NEW YORK (1010 WINS/WCBS 880) -- New York City's Rent Guidelines Board proposed the possibility of allowing nearly 16% rent hikes on two-year leases for rent-stabilized apartments.
In a report issued Thursday, the panel also floated the idea of a rent hike of 8.25% on one-year leases for rent-stabilized apartments.
The eye-popping numbers in the analysis are by no means final—they are being put out as potential increases the board could approve. In the end, annual rent increases are unlikely to reach such heights.
But the proposals are a sign of the times—and they signal a tough fight ahead for tenants living in the roughly 1 million rent-stabilized apartments that are supposed to be protected from market forces, said Council Member Lincoln Restler.
"It is unconscionable that an increase of this proportion would even be considered," Restler said.
"It would lead to more evictions, more homelessness and more families that are extremely rent burdened," the councilman added.
The mayor's office is trying to tamp down criticism of the report, noting that the panel looked solely at the increased costs landlords are dealing with and correlated rent jumps.
After New York's Working Families Party called the numbers in the report "outrageous," the mayor's spokesman, Fabien Levy, tweeted a response Thursday: "The 16% number put out by the Rent Guidelines Board today is part of a standard annual report, only reflects one assessment of landlords’ increased costs, and does NOT in any way represent a recommendation from the RGB or this administration."
The Rent Stabilization Association, which represents owners of the rent-regulated apartments, said landlords are struggling just like tenants as they deal with a "market basket of costs," including increases in insurance rates, property taxes and operating costs. A 19.9% increase in the cost of fuel, used for things like heating, has hit owners especially hard.
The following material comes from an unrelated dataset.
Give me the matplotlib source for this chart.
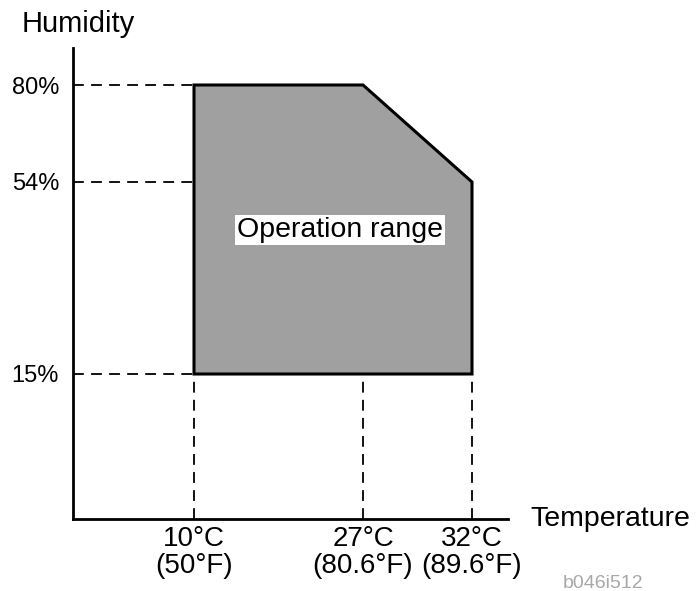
import numpy as np
import matplotlib
matplotlib.use("Agg")
import matplotlib.pyplot as plt

plt.rcParams['font.family'] = ['Liberation Sans', 'DejaVu Sans']

# 运行范围数据 (温度 °C / 湿度 %)
range_temp = [10, 10, 27, 32, 32]
range_humid = [15, 80, 80, 54, 15]

temp_ticks = [10, 27, 32]
temp_labels = ['10°C\n(50°F)', '27°C\n(80.6°F)', '32°C\n(89.6°F)']
humid_ticks = [15, 54, 80]
humid_labels = ['15%', '54%', '80%']

# 示意图的刻度不是线性的 -> 分段线性比例尺
x_anchor_val = [0, 10, 27, 32, 35]
x_anchor_pos = [0, 121, 290, 399, 435]
y_anchor_val = [0, 15, 54, 80, 90]
y_anchor_pos = [0, 145, 337, 434, 471]


def fx(v):
    return np.interp(v, x_anchor_val, x_anchor_pos)


def fx_inv(p):
    return np.interp(p, x_anchor_pos, x_anchor_val)


def fy(v):
    return np.interp(v, y_anchor_val, y_anchor_pos)


def fy_inv(p):
    return np.interp(p, y_anchor_pos, y_anchor_val)


W, H = 697, 591
fig = plt.figure(figsize=(W / 100, H / 100), dpi=100)
ax = fig.add_axes([73 / W, 72 / H, 435 / W, 471 / H])

ax.set_xscale('function', functions=(fx, fx_inv))
ax.set_yscale('function', functions=(fy, fy_inv))
ax.set_xlim(0, 35)
ax.set_ylim(0, 90)

# 灰色区域
ax.fill(range_temp, range_humid, facecolor='#a0a0a0', edgecolor='black',
        linewidth=2.2, joinstyle='miter', zorder=3)

# 虚线
dash = dict(color='black', linewidth=1.3, dashes=(6, 4), zorder=2)
for h in humid_ticks:
    ax.plot([0, 10], [h, h], **dash)
for t in temp_ticks:
    ax.plot([t, t], [0, 15], **dash)

for s in ['top', 'right']:
    ax.spines[s].set_visible(False)
for s in ['left', 'bottom']:
    ax.spines[s].set_linewidth(2.0)

ax.set_xticks(temp_ticks)
ax.set_xticklabels(temp_labels, fontsize=20, linespacing=1.05)
ax.set_yticks(humid_ticks)
ax.set_yticklabels(humid_labels, fontsize=17)
ax.tick_params(axis='x', length=0, pad=5)
ax.tick_params(axis='y', length=0, pad=10)
ax.minorticks_off()

fig.text(22 / W, 1 - 24 / H, 'Humidity', fontsize=21, va='center', ha='left')
fig.text(530 / W, 1 - 519 / H, 'Temperature', fontsize=20.5, va='center', ha='left')
fig.text(237 / W, 1 - 230 / H, 'Operation range', fontsize=20.5, va='center', ha='left',
         bbox=dict(facecolor='white', edgecolor='none', pad=1.5), zorder=5)
fig.text(563 / W, 1 - 583 / H, 'b046i512', fontsize=14, color='#a8a8a8',
         va='center', ha='left')

plt.savefig('out.png', dpi=100)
Just last year, the Rent Guidelines Board allowed the biggest rent increases for rent-regulated tenants in nearly a decade—5% on two-year leases and 3.25% on one-year leases.
Restler said these types of rent increases make it harder and harder for working families to get by in the city. He said he's holding Adams accountable because the mayor appoints all members on the Rent Guidelines Board.
"Right now, tenants are being squeezed on every angle," he said. "As cost of living goes up, as inflation goes up, we need to freeze rents where they are."
Landlord and tenant groups will lobby over the rent hike, as they do every year ahead of the vote. The board's preliminary vote on the proposed increases will be held in May.